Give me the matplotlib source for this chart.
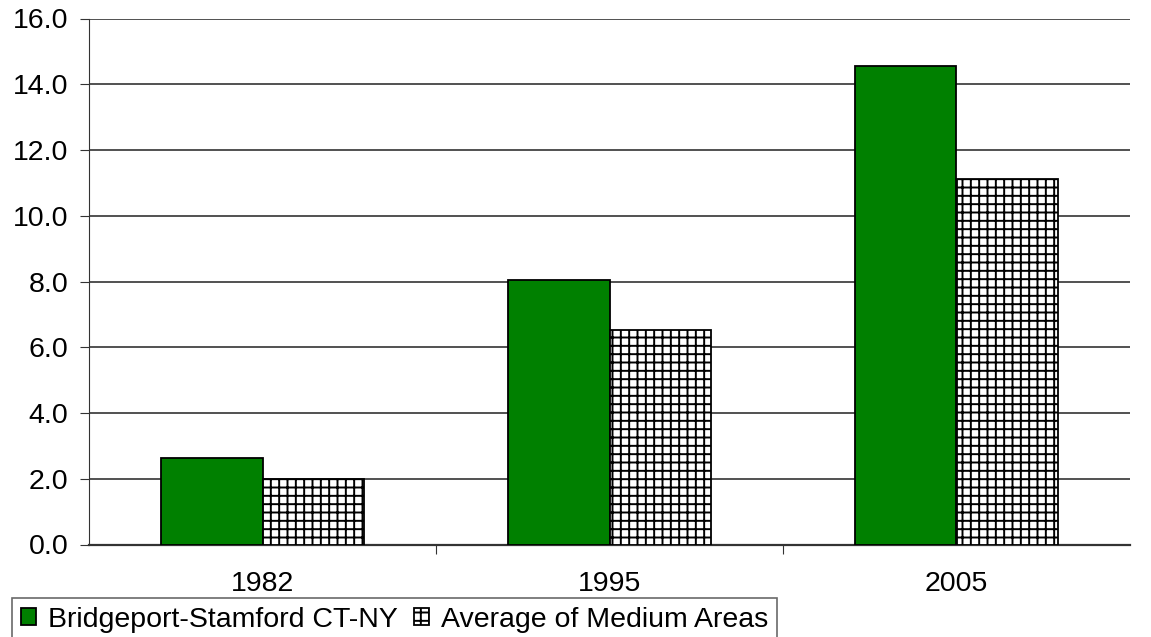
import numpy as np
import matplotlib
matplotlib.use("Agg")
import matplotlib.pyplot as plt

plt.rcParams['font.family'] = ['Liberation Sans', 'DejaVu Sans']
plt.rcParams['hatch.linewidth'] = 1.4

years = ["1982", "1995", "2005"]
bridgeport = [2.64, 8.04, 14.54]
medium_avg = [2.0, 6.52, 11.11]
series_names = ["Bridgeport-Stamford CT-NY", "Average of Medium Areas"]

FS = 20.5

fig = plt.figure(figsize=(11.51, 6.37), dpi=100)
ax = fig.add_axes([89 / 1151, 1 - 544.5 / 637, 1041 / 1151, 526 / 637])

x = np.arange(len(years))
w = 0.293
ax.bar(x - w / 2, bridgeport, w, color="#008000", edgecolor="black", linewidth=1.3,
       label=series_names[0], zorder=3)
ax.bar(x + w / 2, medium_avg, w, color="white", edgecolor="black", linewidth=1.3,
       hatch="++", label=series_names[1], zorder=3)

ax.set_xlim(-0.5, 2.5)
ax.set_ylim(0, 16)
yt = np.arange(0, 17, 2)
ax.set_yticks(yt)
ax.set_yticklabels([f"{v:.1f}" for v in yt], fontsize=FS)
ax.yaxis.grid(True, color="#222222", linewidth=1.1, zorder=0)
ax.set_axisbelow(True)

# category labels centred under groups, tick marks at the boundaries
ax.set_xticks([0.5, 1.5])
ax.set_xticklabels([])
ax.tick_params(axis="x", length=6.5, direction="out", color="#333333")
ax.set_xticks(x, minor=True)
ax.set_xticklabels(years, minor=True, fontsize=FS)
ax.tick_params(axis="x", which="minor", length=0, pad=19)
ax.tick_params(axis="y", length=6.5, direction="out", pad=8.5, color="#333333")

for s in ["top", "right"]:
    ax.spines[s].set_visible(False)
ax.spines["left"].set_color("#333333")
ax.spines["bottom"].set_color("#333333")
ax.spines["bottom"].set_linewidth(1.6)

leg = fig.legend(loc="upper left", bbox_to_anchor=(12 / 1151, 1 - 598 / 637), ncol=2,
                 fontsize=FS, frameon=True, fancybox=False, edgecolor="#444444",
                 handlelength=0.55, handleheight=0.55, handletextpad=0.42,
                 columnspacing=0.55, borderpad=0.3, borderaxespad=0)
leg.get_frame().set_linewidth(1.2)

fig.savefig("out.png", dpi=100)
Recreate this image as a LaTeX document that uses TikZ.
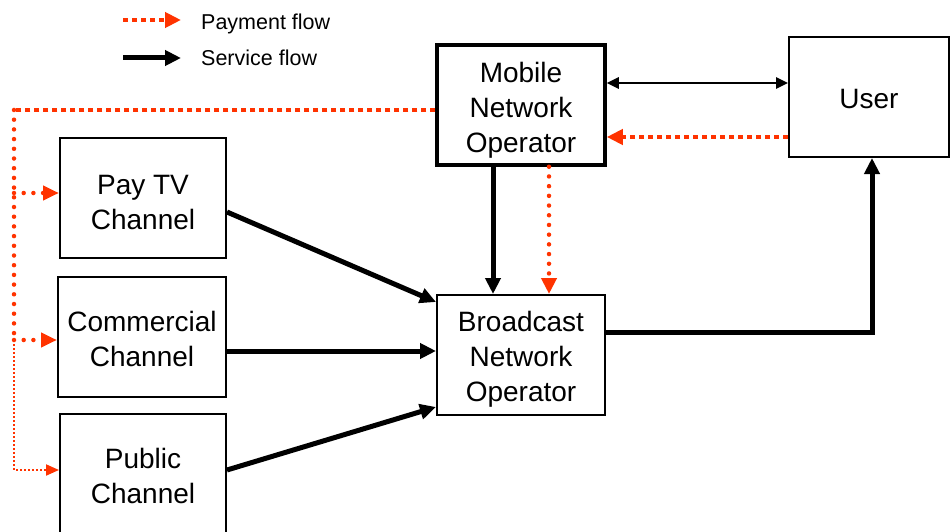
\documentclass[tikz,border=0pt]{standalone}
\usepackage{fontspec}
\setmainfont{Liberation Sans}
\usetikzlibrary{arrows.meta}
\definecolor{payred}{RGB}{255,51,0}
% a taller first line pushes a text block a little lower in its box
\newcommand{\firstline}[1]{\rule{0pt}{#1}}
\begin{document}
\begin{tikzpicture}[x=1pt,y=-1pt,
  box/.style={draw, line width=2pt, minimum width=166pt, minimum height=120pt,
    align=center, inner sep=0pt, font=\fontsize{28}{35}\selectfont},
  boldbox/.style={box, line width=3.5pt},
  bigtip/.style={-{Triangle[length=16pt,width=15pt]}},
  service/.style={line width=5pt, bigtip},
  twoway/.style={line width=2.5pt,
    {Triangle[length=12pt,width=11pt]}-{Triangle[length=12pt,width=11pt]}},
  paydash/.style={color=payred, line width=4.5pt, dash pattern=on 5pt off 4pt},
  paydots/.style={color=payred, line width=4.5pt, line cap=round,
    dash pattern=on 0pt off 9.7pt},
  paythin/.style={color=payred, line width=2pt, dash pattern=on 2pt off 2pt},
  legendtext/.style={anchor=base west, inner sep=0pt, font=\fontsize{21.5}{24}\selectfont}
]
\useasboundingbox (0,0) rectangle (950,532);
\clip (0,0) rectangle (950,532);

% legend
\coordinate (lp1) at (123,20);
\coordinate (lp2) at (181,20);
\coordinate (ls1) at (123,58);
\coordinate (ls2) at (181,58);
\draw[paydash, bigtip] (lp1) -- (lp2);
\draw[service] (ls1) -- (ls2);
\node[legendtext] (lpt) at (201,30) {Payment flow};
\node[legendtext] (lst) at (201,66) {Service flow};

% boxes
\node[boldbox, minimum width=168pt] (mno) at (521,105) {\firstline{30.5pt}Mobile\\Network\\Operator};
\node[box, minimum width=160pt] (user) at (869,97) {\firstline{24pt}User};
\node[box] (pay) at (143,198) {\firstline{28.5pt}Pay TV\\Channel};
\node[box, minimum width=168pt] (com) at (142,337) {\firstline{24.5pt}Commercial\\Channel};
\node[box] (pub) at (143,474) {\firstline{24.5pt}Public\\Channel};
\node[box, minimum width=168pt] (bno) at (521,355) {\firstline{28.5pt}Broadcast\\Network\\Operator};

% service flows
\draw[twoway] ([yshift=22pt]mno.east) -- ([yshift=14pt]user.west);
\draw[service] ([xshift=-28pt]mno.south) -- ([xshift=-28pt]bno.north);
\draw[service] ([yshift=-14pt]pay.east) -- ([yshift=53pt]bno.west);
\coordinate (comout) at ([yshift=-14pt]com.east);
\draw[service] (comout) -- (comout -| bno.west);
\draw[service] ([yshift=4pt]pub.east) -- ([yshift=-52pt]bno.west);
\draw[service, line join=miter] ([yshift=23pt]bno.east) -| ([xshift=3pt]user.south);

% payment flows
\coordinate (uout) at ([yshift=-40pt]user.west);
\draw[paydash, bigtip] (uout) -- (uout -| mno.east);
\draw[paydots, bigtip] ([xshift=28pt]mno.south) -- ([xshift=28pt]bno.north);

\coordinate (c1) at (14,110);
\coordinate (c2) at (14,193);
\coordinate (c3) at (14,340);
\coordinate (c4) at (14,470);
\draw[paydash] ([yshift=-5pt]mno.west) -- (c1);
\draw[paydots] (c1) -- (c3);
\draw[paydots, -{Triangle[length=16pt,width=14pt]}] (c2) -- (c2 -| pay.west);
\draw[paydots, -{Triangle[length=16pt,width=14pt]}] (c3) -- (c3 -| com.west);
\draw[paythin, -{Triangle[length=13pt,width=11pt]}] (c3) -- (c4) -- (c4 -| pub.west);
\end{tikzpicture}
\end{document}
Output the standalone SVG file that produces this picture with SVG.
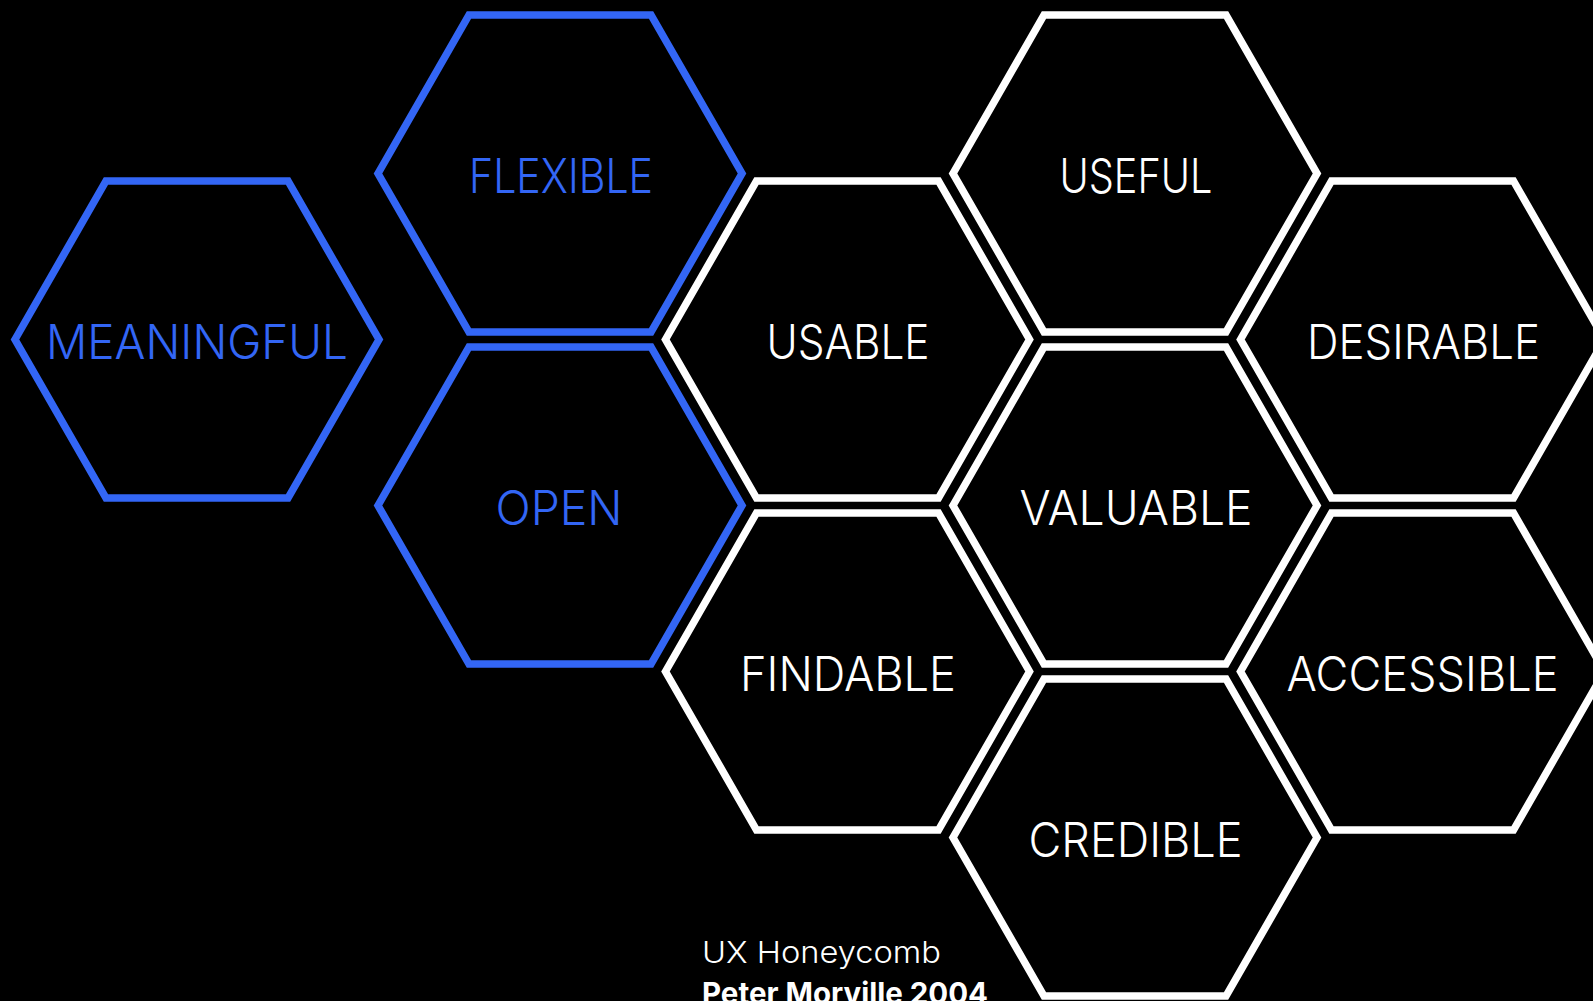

WORK TO BE COMPLETED
Except for the pictures, print the data above exactly.

ANSWER IN FULL
Give me the matplotlib source for this chart.
import numpy as np
import matplotlib
matplotlib.use("Agg")
import matplotlib.pyplot as plt

plt.rcParams['font.family'] = ['Liberation Sans', 'DejaVu Sans']
plt.rcParams['hatch.linewidth'] = 1.4

years = ["1982", "1995", "2005"]
bridgeport = [2.64, 8.04, 14.54]
medium_avg = [2.0, 6.52, 11.11]
series_names = ["Bridgeport-Stamford CT-NY", "Average of Medium Areas"]

FS = 20.5

fig = plt.figure(figsize=(11.51, 6.37), dpi=100)
ax = fig.add_axes([89 / 1151, 1 - 544.5 / 637, 1041 / 1151, 526 / 637])

x = np.arange(len(years))
w = 0.293
ax.bar(x - w / 2, bridgeport, w, color="#008000", edgecolor="black", linewidth=1.3,
       label=series_names[0], zorder=3)
ax.bar(x + w / 2, medium_avg, w, color="white", edgecolor="black", linewidth=1.3,
       hatch="++", label=series_names[1], zorder=3)

ax.set_xlim(-0.5, 2.5)
ax.set_ylim(0, 16)
yt = np.arange(0, 17, 2)
ax.set_yticks(yt)
ax.set_yticklabels([f"{v:.1f}" for v in yt], fontsize=FS)
ax.yaxis.grid(True, color="#222222", linewidth=1.1, zorder=0)
ax.set_axisbelow(True)

# category labels centred under groups, tick marks at the boundaries
ax.set_xticks([0.5, 1.5])
ax.set_xticklabels([])
ax.tick_params(axis="x", length=6.5, direction="out", color="#333333")
ax.set_xticks(x, minor=True)
ax.set_xticklabels(years, minor=True, fontsize=FS)
ax.tick_params(axis="x", which="minor", length=0, pad=19)
ax.tick_params(axis="y", length=6.5, direction="out", pad=8.5, color="#333333")

for s in ["top", "right"]:
    ax.spines[s].set_visible(False)
ax.spines["left"].set_color("#333333")
ax.spines["bottom"].set_color("#333333")
ax.spines["bottom"].set_linewidth(1.6)

leg = fig.legend(loc="upper left", bbox_to_anchor=(12 / 1151, 1 - 598 / 637), ncol=2,
                 fontsize=FS, frameon=True, fancybox=False, edgecolor="#444444",
                 handlelength=0.55, handleheight=0.55, handletextpad=0.42,
                 columnspacing=0.55, borderpad=0.3, borderaxespad=0)
leg.get_frame().set_linewidth(1.2)

fig.savefig("out.png", dpi=100)
Recreate this image as a LaTeX document that uses TikZ.
\documentclass[tikz,border=0pt]{standalone}
\usepackage{fontspec}
\setmainfont{Liberation Sans}
\usetikzlibrary{arrows.meta}
\definecolor{payred}{RGB}{255,51,0}
% a taller first line pushes a text block a little lower in its box
\newcommand{\firstline}[1]{\rule{0pt}{#1}}
\begin{document}
\begin{tikzpicture}[x=1pt,y=-1pt,
  box/.style={draw, line width=2pt, minimum width=166pt, minimum height=120pt,
    align=center, inner sep=0pt, font=\fontsize{28}{35}\selectfont},
  boldbox/.style={box, line width=3.5pt},
  bigtip/.style={-{Triangle[length=16pt,width=15pt]}},
  service/.style={line width=5pt, bigtip},
  twoway/.style={line width=2.5pt,
    {Triangle[length=12pt,width=11pt]}-{Triangle[length=12pt,width=11pt]}},
  paydash/.style={color=payred, line width=4.5pt, dash pattern=on 5pt off 4pt},
  paydots/.style={color=payred, line width=4.5pt, line cap=round,
    dash pattern=on 0pt off 9.7pt},
  paythin/.style={color=payred, line width=2pt, dash pattern=on 2pt off 2pt},
  legendtext/.style={anchor=base west, inner sep=0pt, font=\fontsize{21.5}{24}\selectfont}
]
\useasboundingbox (0,0) rectangle (950,532);
\clip (0,0) rectangle (950,532);

% legend
\coordinate (lp1) at (123,20);
\coordinate (lp2) at (181,20);
\coordinate (ls1) at (123,58);
\coordinate (ls2) at (181,58);
\draw[paydash, bigtip] (lp1) -- (lp2);
\draw[service] (ls1) -- (ls2);
\node[legendtext] (lpt) at (201,30) {Payment flow};
\node[legendtext] (lst) at (201,66) {Service flow};

% boxes
\node[boldbox, minimum width=168pt] (mno) at (521,105) {\firstline{30.5pt}Mobile\\Network\\Operator};
\node[box, minimum width=160pt] (user) at (869,97) {\firstline{24pt}User};
\node[box] (pay) at (143,198) {\firstline{28.5pt}Pay TV\\Channel};
\node[box, minimum width=168pt] (com) at (142,337) {\firstline{24.5pt}Commercial\\Channel};
\node[box] (pub) at (143,474) {\firstline{24.5pt}Public\\Channel};
\node[box, minimum width=168pt] (bno) at (521,355) {\firstline{28.5pt}Broadcast\\Network\\Operator};

% service flows
\draw[twoway] ([yshift=22pt]mno.east) -- ([yshift=14pt]user.west);
\draw[service] ([xshift=-28pt]mno.south) -- ([xshift=-28pt]bno.north);
\draw[service] ([yshift=-14pt]pay.east) -- ([yshift=53pt]bno.west);
\coordinate (comout) at ([yshift=-14pt]com.east);
\draw[service] (comout) -- (comout -| bno.west);
\draw[service] ([yshift=4pt]pub.east) -- ([yshift=-52pt]bno.west);
\draw[service, line join=miter] ([yshift=23pt]bno.east) -| ([xshift=3pt]user.south);

% payment flows
\coordinate (uout) at ([yshift=-40pt]user.west);
\draw[paydash, bigtip] (uout) -- (uout -| mno.east);
\draw[paydots, bigtip] ([xshift=28pt]mno.south) -- ([xshift=28pt]bno.north);

\coordinate (c1) at (14,110);
\coordinate (c2) at (14,193);
\coordinate (c3) at (14,340);
\coordinate (c4) at (14,470);
\draw[paydash] ([yshift=-5pt]mno.west) -- (c1);
\draw[paydots] (c1) -- (c3);
\draw[paydots, -{Triangle[length=16pt,width=14pt]}] (c2) -- (c2 -| pay.west);
\draw[paydots, -{Triangle[length=16pt,width=14pt]}] (c3) -- (c3 -| com.west);
\draw[paythin, -{Triangle[length=13pt,width=11pt]}] (c3) -- (c4) -- (c4 -| pub.west);
\end{tikzpicture}
\end{document}
Output the standalone SVG file that produces this picture with SVG.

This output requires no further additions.